**YOUR TASK:**
Leaving the pictures aside, transcribe every line below exactly.

— START OF GIVEN DATA —

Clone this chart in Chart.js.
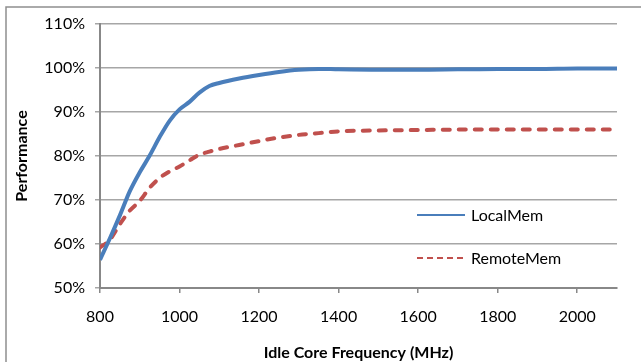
<!DOCTYPE html>
<html>
<head>
<meta charset="utf-8">
<script src="https://cdn.jsdelivr.net/npm/chart.js@4.4.1/dist/chart.umd.min.js"></script>
<style>
  html, body { margin: 0; padding: 0; background: #fff; }
  #wrap { width: 641px; height: 362px; }
</style>
</head>
<body>
<div id="wrap"><canvas id="chart" width="641" height="362"></canvas></div>
<script>
const freqs = [800, 825, 850, 875, 900, 925, 950, 975, 1000, 1025, 1050, 1075, 1100,
  1150, 1200, 1250, 1300, 1350, 1400, 1500, 1600, 1700, 1800, 1900, 2000, 2100];
const localMem = [56.4, 61.3, 66.5, 72.0, 76.3, 80.1, 84.3, 88.0, 90.6, 92.3, 94.4, 95.9, 96.6,
  97.6, 98.4, 99.1, 99.6, 99.8, 99.7, 99.6, 99.6, 99.7, 99.8, 99.8, 99.9, 99.9];
const remoteMem = [59.2, 61.0, 64.5, 67.6, 69.8, 72.8, 75.0, 76.5, 77.6, 79.0, 80.3, 81.0, 81.6,
  82.5, 83.4, 84.2, 84.8, 85.2, 85.6, 85.8, 85.9, 86.0, 86.0, 86.0, 86.0, 86.0];
const seriesNames = ["LocalMem", "RemoteMem"];
const yTicks = [50, 60, 70, 80, 90, 100, 110];

const FONT = "Lato, 'Open Sans', sans-serif";
const BLUE = "#4a7ebb";
const RED = "#c0504d";

function points(ys) {
  return freqs.map((f, i) => ({ x: f, y: ys[i] }));
}

// frame lines (top + left edge of the excel chart box)
const frame = {
  id: "frame",
  beforeDraw(chart) {
    const ctx = chart.ctx;
    ctx.save();
    ctx.strokeStyle = "#8e8e8e";
    ctx.lineWidth = 1.5;
    ctx.beginPath();
    ctx.moveTo(6, 362);
    ctx.lineTo(6, 7);
    ctx.lineTo(641, 7);
    ctx.stroke();
    ctx.restore();
  }
};

// legend sits inside the plot, lower right
const innerLegend = {
  id: "innerLegend",
  afterDraw(chart) {
    const ctx = chart.ctx;
    const a = chart.chartArea;
    const x0 = a.left + 317, x1 = a.left + 365;
    const rows = [a.top + 191, a.top + 234];
    ctx.save();
    chart.data.datasets.forEach((ds, i) => {
      const y = rows[i];
      ctx.strokeStyle = ds.borderColor;
      ctx.lineWidth = 2;
      ctx.setLineDash(i === 1 ? [6, 4] : []);
      ctx.beginPath();
      ctx.moveTo(x0, y);
      ctx.lineTo(x1, y);
      ctx.stroke();
      ctx.setLineDash([]);
      ctx.fillStyle = "#000";
      ctx.font = "16px " + FONT;
      ctx.textBaseline = "middle";
      ctx.textAlign = "left";
      ctx.fillText(ds.label, x1 + 6, y + 1);
    });
    ctx.restore();
  }
};

new Chart(document.getElementById("chart"), {
  type: "line",
  data: {
    datasets: [
      {
        label: seriesNames[0],
        data: points(localMem),
        borderColor: BLUE,
        borderWidth: 4,
        pointRadius: 0,
        cubicInterpolationMode: "monotone",
        fill: false,
      },
      {
        label: seriesNames[1],
        data: points(remoteMem),
        borderColor: RED,
        borderWidth: 4,
        borderDash: [7, 9],
        borderCapStyle: "round",
        pointRadius: 0,
        cubicInterpolationMode: "monotone",
        fill: false,
      },
    ]
  },
  options: {
    responsive: false,
    animation: false,
    events: [],
    layout: { padding: { left: 0, right: 24, top: 24, bottom: 0 } },
    plugins: { legend: { display: false }, tooltip: { enabled: false } },
    scales: {
      x: {
        type: "linear",
        min: 800,
        max: 2100,
        afterFit: s => { s.height = 74; },
        ticks: {
          stepSize: 200,
          includeBounds: false,
          padding: 14,
          maxRotation: 0,
          color: "#000",
          font: { family: FONT, size: 16 },
          callback: v => String(v),
        },
        grid: { drawOnChartArea: false, drawTicks: true, tickLength: 5, color: "#888", lineWidth: 1.5 },
        border: { color: "#888", width: 2 },
        title: {
          display: true,
          text: "Idle Core Frequency (MHz)",
          color: "#000",
          font: { family: FONT, size: 16, weight: "bold" },
          padding: { top: 0, bottom: 0 },
        },
      },
      y: {
        min: 50,
        max: 110,
        afterFit: s => { s.width = 100; },
        afterBuildTicks: s => { s.ticks = yTicks.map(v => ({ value: v })); },
        ticks: {
          padding: 10,
          color: "#000",
          font: { family: FONT, size: 16 },
          callback: v => v + "%",
        },
        grid: { color: "#a6a6a6", lineWidth: 1.5, tickLength: 5 },
        border: { color: "#888", width: 2 },
        title: {
          display: true,
          text: "Performance",
          color: "#000",
          font: { family: FONT, size: 16, weight: "bold" },
          padding: { top: 12, bottom: 0 },
        },
      }
    }
  },
  plugins: [frame, innerLegend]
});
</script>
</body>
</html>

— END OF GIVEN DATA —

**FULL ANSWER:**
Clone this chart in Chart.js.
<!DOCTYPE html>
<html>
<head>
<meta charset="utf-8">
<script src="https://cdn.jsdelivr.net/npm/chart.js@4.4.1/dist/chart.umd.min.js"></script>
<style>
  html, body { margin: 0; padding: 0; background: #fff; }
  #wrap { width: 641px; height: 362px; }
</style>
</head>
<body>
<div id="wrap"><canvas id="chart" width="641" height="362"></canvas></div>
<script>
const freqs = [800, 825, 850, 875, 900, 925, 950, 975, 1000, 1025, 1050, 1075, 1100,
  1150, 1200, 1250, 1300, 1350, 1400, 1500, 1600, 1700, 1800, 1900, 2000, 2100];
const localMem = [56.4, 61.3, 66.5, 72.0, 76.3, 80.1, 84.3, 88.0, 90.6, 92.3, 94.4, 95.9, 96.6,
  97.6, 98.4, 99.1, 99.6, 99.8, 99.7, 99.6, 99.6, 99.7, 99.8, 99.8, 99.9, 99.9];
const remoteMem = [59.2, 61.0, 64.5, 67.6, 69.8, 72.8, 75.0, 76.5, 77.6, 79.0, 80.3, 81.0, 81.6,
  82.5, 83.4, 84.2, 84.8, 85.2, 85.6, 85.8, 85.9, 86.0, 86.0, 86.0, 86.0, 86.0];
const seriesNames = ["LocalMem", "RemoteMem"];
const yTicks = [50, 60, 70, 80, 90, 100, 110];

const FONT = "Lato, 'Open Sans', sans-serif";
const BLUE = "#4a7ebb";
const RED = "#c0504d";

function points(ys) {
  return freqs.map((f, i) => ({ x: f, y: ys[i] }));
}

// frame lines (top + left edge of the excel chart box)
const frame = {
  id: "frame",
  beforeDraw(chart) {
    const ctx = chart.ctx;
    ctx.save();
    ctx.strokeStyle = "#8e8e8e";
    ctx.lineWidth = 1.5;
    ctx.beginPath();
    ctx.moveTo(6, 362);
    ctx.lineTo(6, 7);
    ctx.lineTo(641, 7);
    ctx.stroke();
    ctx.restore();
  }
};

// legend sits inside the plot, lower right
const innerLegend = {
  id: "innerLegend",
  afterDraw(chart) {
    const ctx = chart.ctx;
    const a = chart.chartArea;
    const x0 = a.left + 317, x1 = a.left + 365;
    const rows = [a.top + 191, a.top + 234];
    ctx.save();
    chart.data.datasets.forEach((ds, i) => {
      const y = rows[i];
      ctx.strokeStyle = ds.borderColor;
      ctx.lineWidth = 2;
      ctx.setLineDash(i === 1 ? [6, 4] : []);
      ctx.beginPath();
      ctx.moveTo(x0, y);
      ctx.lineTo(x1, y);
      ctx.stroke();
      ctx.setLineDash([]);
      ctx.fillStyle = "#000";
      ctx.font = "16px " + FONT;
      ctx.textBaseline = "middle";
      ctx.textAlign = "left";
      ctx.fillText(ds.label, x1 + 6, y + 1);
    });
    ctx.restore();
  }
};

new Chart(document.getElementById("chart"), {
  type: "line",
  data: {
    datasets: [
      {
        label: seriesNames[0],
        data: points(localMem),
        borderColor: BLUE,
        borderWidth: 4,
        pointRadius: 0,
        cubicInterpolationMode: "monotone",
        fill: false,
      },
      {
        label: seriesNames[1],
        data: points(remoteMem),
        borderColor: RED,
        borderWidth: 4,
        borderDash: [7, 9],
        borderCapStyle: "round",
        pointRadius: 0,
        cubicInterpolationMode: "monotone",
        fill: false,
      },
    ]
  },
  options: {
    responsive: false,
    animation: false,
    events: [],
    layout: { padding: { left: 0, right: 24, top: 24, bottom: 0 } },
    plugins: { legend: { display: false }, tooltip: { enabled: false } },
    scales: {
      x: {
        type: "linear",
        min: 800,
        max: 2100,
        afterFit: s => { s.height = 74; },
        ticks: {
          stepSize: 200,
          includeBounds: false,
          padding: 14,
          maxRotation: 0,
          color: "#000",
          font: { family: FONT, size: 16 },
          callback: v => String(v),
        },
        grid: { drawOnChartArea: false, drawTicks: true, tickLength: 5, color: "#888", lineWidth: 1.5 },
        border: { color: "#888", width: 2 },
        title: {
          display: true,
          text: "Idle Core Frequency (MHz)",
          color: "#000",
          font: { family: FONT, size: 16, weight: "bold" },
          padding: { top: 0, bottom: 0 },
        },
      },
      y: {
        min: 50,
        max: 110,
        afterFit: s => { s.width = 100; },
        afterBuildTicks: s => { s.ticks = yTicks.map(v => ({ value: v })); },
        ticks: {
          padding: 10,
          color: "#000",
          font: { family: FONT, size: 16 },
          callback: v => v + "%",
        },
        grid: { color: "#a6a6a6", lineWidth: 1.5, tickLength: 5 },
        border: { color: "#888", width: 2 },
        title: {
          display: true,
          text: "Performance",
          color: "#000",
          font: { family: FONT, size: 16, weight: "bold" },
          padding: { top: 12, bottom: 0 },
        },
      }
    }
  },
  plugins: [frame, innerLegend]
});
</script>
</body>
</html>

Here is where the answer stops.